# 12weeks 17.2lbs underweight??



## jkoo1982 (Jan 3, 2009)

Hi, I went to the vet yesterday for my boy Chino's shots. I have all his shots paid for at Petsmart so a different doctor sees him everytime. Just to let you know, I only use the Petsmart vet for shots. Anyhow this doctor walks in, examines my boy, and tells me he's concerned about my pup's health. I think he's crazy. Chino's dad is 70lbs and his mom is 62lbs. He turned 12 weeks on Tuesday and weighed 17.2lbs yesterday. I've been feeding him 1 cup of food 3 times a day. Is he underweight?


----------



## buzhunter (Sep 3, 2007)

Going to need a picture or two and a little more info on his family tree. That weight and age sounds pretty healthy to me. Maybe a bit heavy but considering his parents weight, it sound good.


----------



## jkoo1982 (Jan 3, 2009)

Pedigree
Pedigree: Tank x Girl Puppies


----------



## jkoo1982 (Jan 3, 2009)

75% RE and 25% Gotti


----------



## dan'sgrizz (Oct 22, 2008)

I would say his weight is fine... I fed grizz 4+ cups a day til he was 5 months. He was 3 months around 30 lbs. He is gaff/ gotti parents were 95 and 80. He is a puppy so he will go through weird growth spurts looking tall and skinny then short and fat all in a couple weeks. He is 7 months 57 lbs now but he has started filling out again I predict he will be growing again... Keep a growth chart of your boy it will help you with feeding growth prediction and other stuff. Grizz gets super tired when he grows more than 2 lbs in a week so my monitoring his weight I can sometimes also predict energy level. I don't work him too much when he decides to grow either. Hope this helped good luck with your puppy.

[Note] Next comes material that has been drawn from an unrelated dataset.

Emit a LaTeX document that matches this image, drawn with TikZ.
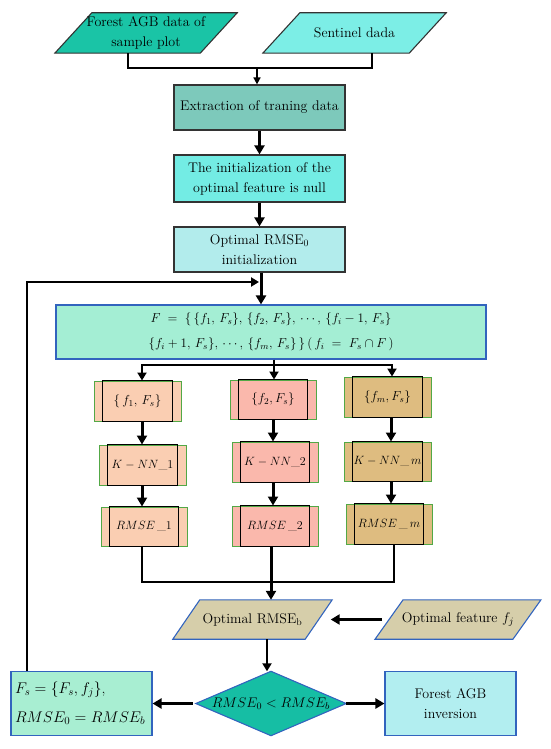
\RequirePackage{fix-cm}
\documentclass[tikz,border=0pt]{standalone}
\usepackage{fontspec}
\usetikzlibrary{arrows.meta,backgrounds}
\definecolor{cpa}{HTML}{1AC4A6}
\definecolor{csen}{HTML}{7CEEE6}
\definecolor{cext}{HTML}{7DC9BB}
\definecolor{cinit}{HTML}{73ECE4}
\definecolor{cro}{HTML}{B2ECEC}
\definecolor{cF}{HTML}{A4EED4}
\definecolor{cL}{HTML}{FACEB2}
\definecolor{cM}{HTML}{FAB8AC}
\definecolor{cR}{HTML}{DEBC80}
\definecolor{cpar}{HTML}{D6CEAA}
\definecolor{cdia}{HTML}{16BEA4}
\definecolor{cfs}{HTML}{A8EED2}
\definecolor{cfa}{HTML}{B2EEF0}
\definecolor{bblue}{HTML}{3264BE}
\definecolor{cgreen}{HTML}{52A846}
\definecolor{dgray}{HTML}{333333}
\begin{document}
\begin{tikzpicture}[x=1pt,y=-1pt,
  every node/.style={inner sep=0pt, align=center},
  tf/.style={font=\fontsize{14}{20}\selectfont},
  gbox/.style={tf, draw=dgray, line width=1.2pt},
  bbox/.style={draw=bblue, line width=1.1pt},
  colbox/.style={draw=cgreen, line width=1pt, minimum width=87pt, minimum height=40pt, font=\fontsize{12}{13}\selectfont},
  setf/.style={font=\fontsize{13}{14}\selectfont},
  parashape/.style={draw=dgray, line width=1.1pt},
  conn/.style={line width=2.6pt},
  arr/.style={line width=3pt, -{Triangle[length=9pt,width=10pt]}},
  marr/.style={line width=2.4pt, -{Triangle[length=8pt,width=9pt]}},
  tarr/.style={line width=1.6pt, -{Triangle[length=7pt,width=7pt]}}
]
\useasboundingbox (0,0) rectangle (550,749);

% top parallelograms
\node[tf, minimum width=145pt, minimum height=40pt] (p1) at (146,33) {Forest AGB data of\\sample plot};
\node[tf, minimum width=146pt, minimum height=40pt] (p2) at (354.5,33) {Sentinel dada};
\begin{scope}[on background layer]
\filldraw[fill=cpa, parashape] ([xshift=-18.5pt]p1.south west) -- ([xshift=18.5pt]p1.north west) -- ([xshift=18.5pt]p1.north east) -- ([xshift=-18.5pt]p1.south east) -- cycle;
\filldraw[fill=csen, parashape] ([xshift=-18.5pt]p2.south west) -- ([xshift=18.5pt]p2.north west) -- ([xshift=18.5pt]p2.north east) -- ([xshift=-18.5pt]p2.south east) -- cycle;
\end{scope}

% main column boxes
\node[gbox, fill=cext, minimum width=171pt, minimum height=45pt] (ext) at (259.5,107.5) {Extraction of traning data};
\node[gbox, fill=cinit, minimum width=171pt, minimum height=47pt] (init) at (259.5,178.5) {The initialization of the\\optimal feature is null};
\node[gbox, fill=cro, minimum width=171pt, minimum height=45pt] (ro) at (259.5,249.5) {Optimal RMSE\textsubscript{0}\\initialization};

\coordinate (j) at (257,68);
\draw[conn] ([xshift=-18pt]p1.south) |- (j) -| ([xshift=17.5pt]p2.south);
\draw[tarr] (j) -- (j |- ext.north);
\draw[arr] (ext) -- (init);
\draw[arr] (init) -- (ro);

% F box
\node[bbox, fill=cF, minimum width=430pt, minimum height=54pt, font=\fontsize{13}{25}\selectfont] (F) at (271,332)
 {$F\;=\;\{\,\{f_1,\,F_s\},\,\{f_2,\,F_s\},\,\cdots,\,\{f_i-1,\,F_s\}$\\
  $\{f_i+1,\,F_s\},\,\cdots,\,\{f_m,\,F_s\}\,\}\,(\,f_i\;=\;F_s\cap F\,)$};
\draw[arr] ([xshift=1.5pt]ro.south) -- ([xshift=1.5pt]ro.south |- F.north);

% column boxes
\node[colbox, setf, fill=cL] (l1) at (137.5,401) {$\{\,f_1,\,F_s\}$};
\node[colbox, fill=cL] (l2) at (142.5,465) {$K-NN\_1$};
\node[colbox, fill=cL, minimum height=39pt, minimum width=86pt] (l3) at (144,526.5) {$RMSE\,\_1$};
\node[colbox, setf, fill=cM, minimum width=86pt, minimum height=39pt] (m1) at (273,399.5) {$\{f_2,F_s\}$};
\node[colbox, fill=cM, minimum width=86pt] (m2) at (275,462) {$K-NN\_2$};
\node[colbox, fill=cM, minimum width=86pt] (m3) at (275,526) {$RMSE\,\_2$};
\node[colbox, setf, fill=cR] (r1) at (387.5,397) {$\{f_m,F_s\}$};
\node[colbox, fill=cR, minimum height=39pt] (r2) at (387.5,461.5) {$K-NN\_\,m$};
\node[colbox, fill=cR, minimum width=86pt] (r3) at (389,524) {$RMSE\,\_\,m$};
\foreach \n in {l1,l2,l3,m1,m2,m3,r1,r2,r3}
  \draw[black, line width=1.3pt] ([xshift=9pt]\n.south west) rectangle ([xshift=-9pt]\n.north east);

\coordinate (br) at (274,365);
\coordinate (cLx) at (142,0);
\coordinate (cMx) at (273,0);
\coordinate (cRx) at (391,0);
\draw[conn] ([xshift=3pt]F.south) -- (br);
\draw[marr] (br) -| ([xshift=4.5pt]l1.north);
\draw[marr] (br) -| ([xshift=4.5pt]r1.north);
\draw[marr] (br) -- (br |- m1.north);
\draw[arr] (l1.south -| cLx) -- (l2.north -| cLx);
\draw[arr] (l2.south -| cLx) -- (l3.north -| cLx);
\draw[arr] (m1.south -| cMx) -- (m2.north -| cMx);
\draw[arr] (m2.south -| cMx) -- (m3.north -| cMx);
\draw[arr] (r1.south -| cRx) -- (r2.north -| cRx);
\draw[arr] (r2.south -| cRx) -- (r3.north -| cRx);

% bottom parallelograms
\node[tf, minimum width=132pt, minimum height=39pt] (rb) at (252.5,619.5) {Optimal RMSE\textsubscript{b}};
\node[tf, minimum width=137.5pt, minimum height=39pt] (of) at (458,619.5) {Optimal feature $f_j$};
\begin{scope}[on background layer]
\filldraw[fill=cpar, draw=bblue, line width=1.1pt] ([xshift=-13.5pt]rb.south west) -- ([xshift=13.5pt]rb.north west) -- ([xshift=13.5pt]rb.north east) -- ([xshift=-13.5pt]rb.south east) -- cycle;
\filldraw[fill=cpar, draw=bblue, line width=1.1pt] ([xshift=-14pt]of.south west) -- ([xshift=14pt]of.north west) -- ([xshift=14pt]of.north east) -- ([xshift=-14pt]of.south east) -- cycle;
\end{scope}

\coordinate (jL) at (142,582);
\coordinate (jR) at (394,582);
\coordinate (jn) at (271,582);
\draw[conn] (l3.south -| jL) -- (jL) -- (jR) -- (r3.south -| jR);
\draw[arr] (m3.south -| jn) -- (jn |- rb.north);
\draw[arr, shorten <=7pt, shorten >=12pt] (of.west) -- (rb.east);

% diamond and bottom boxes
\node[minimum width=150pt, minimum height=64pt, font=\fontsize{14}{18}\selectfont] (d) at (271,703.5) {$RMSE_0<RMSE_b$};
\begin{scope}[on background layer]
\filldraw[fill=cdia, draw=bblue, line width=1.1pt] (d.west) -- (d.north) -- (d.east) -- (d.south) -- cycle;
\end{scope}
\node[bbox, fill=cfs, minimum height=64pt, text width=133pt, inner xsep=4pt, align=left, font=\fontsize{15.5}{29}\selectfont] (Fs) at (81.5,703.5)
 {\mbox{$F_s=\{F_s,f_j\}$,}\\\mbox{$RMSE_0=RMSE_b$}};
\node[bbox, fill=cfa, tf, minimum width=131pt, minimum height=64pt] (fa) at (450.5,703.5) {Forest AGB\\inversion};

\draw[marr] ([xshift=14.5pt]rb.south) -- ([xshift=14.5pt]rb.south |- d.north);
\draw[arr, shorten <=3pt] (d.west) -- (Fs.east);
\draw[arr] (d.east) -- (fa.west);

\coordinate (fb) at (259,282);
\draw[marr] ([xshift=-54.5pt]Fs.north) |- (fb);
\end{tikzpicture}
\end{document}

Ooooo and btw if u don't trust your vets opinion take your money elsewhere.


----------



## Sydney (Aug 14, 2007)

Whatever...weight is so relative to the dog it is on. He sounds fine to me, I can't see the pics cause I am at work, but my 11month old is only 33lbs. If he isn't looking malnourished I truly wouldn't worry...and find a new vet.


----------



## koonce272 (Sep 16, 2008)

going by weight age and food fed your are plenty fine.

Weight sounds/looks very healthly for the age.


----------



## lil bit pit karma (May 10, 2008)

he looks fine to me, nice and puppish all the better to cuddle with and smell his puppy breath!


----------



## megz (Jul 25, 2008)

he's fine.
puppies vary. as long as he looks healthy, your fine.


----------



## thaim (Feb 6, 2009)

give higm a break hes only 12 weeks wait 12 months before u judge


----------



## hwpbpeebles (Feb 8, 2009)

he will grow he just hasnt reached that spirt yet


----------



## bluesdad (Jul 5, 2008)

*dont trip*

hes fine weight and all puppies weight differs he could hit a crazy spurt and double in size give him time


----------